No one in Bow Street would raise doubts.
Certainly not Parker. It would’ve been left alone—if not for the Queen.
” He shook his head, then scanned the list in his hand.
“Dr. Thornton must have known the truth. Was he part of this experimentation?”
“I don’t know. His wife died from diabetes, and he still mourns her. I don’t think it would’ve been too difficult to get him to look the other way if someone was trying to cure diseases with unethical research.”
“Even if it caused a girl to die?”
Kendra shrugged. “There are winners and losers in all medical research.” Even in her own time, sick people were given placebo treatments while others were given experimental drugs.
Both could die. Or be saved. It was the price of research.
The difference was that the participants in medical trials knew the risks.
Not always, though. History echoed with unethical experiments.
One of the more infamous was the Tuskegee Experiment, which, ironically, was also an attempt to cure syphilis.
Beginning in the early 1930s, researchers enlisted more than six hundred Black men from Alabama’s Tuskegee College.
Four-hundred-thirty-one men had syphilis, and were studied as the disease developed.
When penicillin became available to treat the disease in 1947, the doctors chose to supply the men with placebos in order to study how the disease progressed.
Doctors—scientists—allowed the men to go blind and insane—and give birth to nineteen syphilitic children.
It took decades before the experiments were halted, thanks to a whistleblower.
Lady Westford would have been a whistleblower if she hadn’t been killed.
“Why did the fiend murder Dr. Thornton, then?” Sam asked.
“Clarice died in a treatment. In his eyes, it was for the greater good. But Lady Westford . . . that crossed a line.”
“He still ruled it an accident.”
“He was an accessory after the fact,” Kendra agreed. “Probably hoped the whole thing would go away. The investigation forced him to think about his actions. If he showed any doubt, he became a threat.
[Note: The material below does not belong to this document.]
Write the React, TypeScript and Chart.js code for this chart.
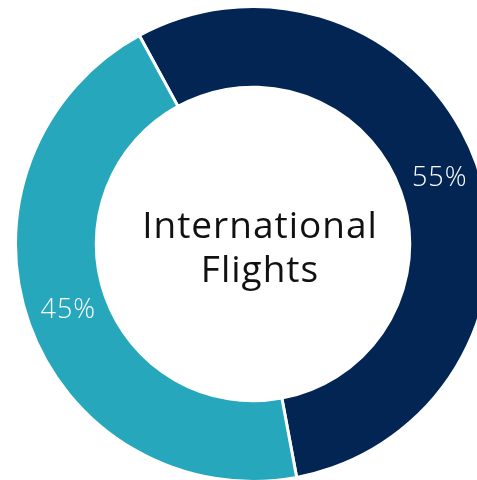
import React, { useEffect, useRef } from "react";
import { Chart, registerables } from "chart.js";

Chart.register(...registerables);

const categories = ["Navy", "Teal"];
const values = [55, 45];
const colors = ["#022554", "#27A7BC"];
const centerLines = ["International", "Flights"];

const labelPlugin = {
  id: "labels",
  afterDatasetsDraw(chart: any) {
    const ctx = chart.ctx;
    const meta = chart.getDatasetMeta(0);
    ctx.save();
    ctx.fillStyle = "#ffffff";
    ctx.font = "300 27px 'Open Sans', sans-serif";
    (ctx as any).letterSpacing = "1px";
    ctx.textAlign = "center";
    ctx.textBaseline = "middle";
    meta.data.forEach((arc: any, i: number) => {
      const p = arc.tooltipPosition();
      ctx.fillText(values[i] + "%", p.x + 1, p.y);
    });
    const a = meta.data[0];
    ctx.fillStyle = "#111111";
    ctx.font = "400 37px 'Open Sans', sans-serif";
    (ctx as any).letterSpacing = "1px";
    ctx.textBaseline = "alphabetic";
    ctx.fillText(centerLines[0], a.x + 7, a.y - 6);
    ctx.fillText(centerLines[1], a.x + 7, a.y + 38);
    ctx.restore();
  },
};

export default function App() {
  const ref = useRef<HTMLCanvasElement>(null);
  useEffect(() => {
    document.body.style.margin = "0";
    const chart = new Chart(ref.current!, {
      type: "doughnut",
      data: {
        labels: categories,
        datasets: [
          {
            data: values,
            backgroundColor: colors,
            borderColor: "#ffffff",
            borderWidth: 3,
          },
        ],
      },
      options: {
        animation: false,
        responsive: false,
        rotation: -28.6,
        cutout: "66%",
        plugins: { legend: { display: false }, tooltip: { enabled: false } },
        layout: { padding: 0 },
      },
      plugins: [labelPlugin],
    });
    return () => chart.destroy();
  }, []);
  return (
    <div style={{ position: "fixed", left: 0, top: 0, width: 477, height: 480, overflow: "hidden", background: "#fff" }}>
      <canvas ref={ref} width={478} height={478} style={{ position: "absolute", left: 14, top: 5 }} />
    </div>
  );
}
And just like Lady Westford, he needed to be eliminated.”
“The villain is bloody ruthless.”
“Yes. He also thinks he’s the smartest person in the room. Do you know who thinks they’re smarter than everybody else, Mr. Kelly?”
“The French, the royals, most noblemen and women, the clergy—”
Kendra had to laugh. “Point taken. You can add to that list: doctors. Surgeons, physicians. They tend to have a god complex.”
“They think they’re God?”
“Sometimes.” She remembered Dandridge arguing that surgeons played God every time they operated on a patient. “Or they consider themselves superior to other men. Infallible in their thinking, their decision-making, their feelings.”
Like my father.
“We know the why—his motive for killing. Now we need to find out the who.” Kendra gestured to the sheet of paper that Sam held. “He’s one of the names on that list, Mr. Kelly. I’d bet my life on it.”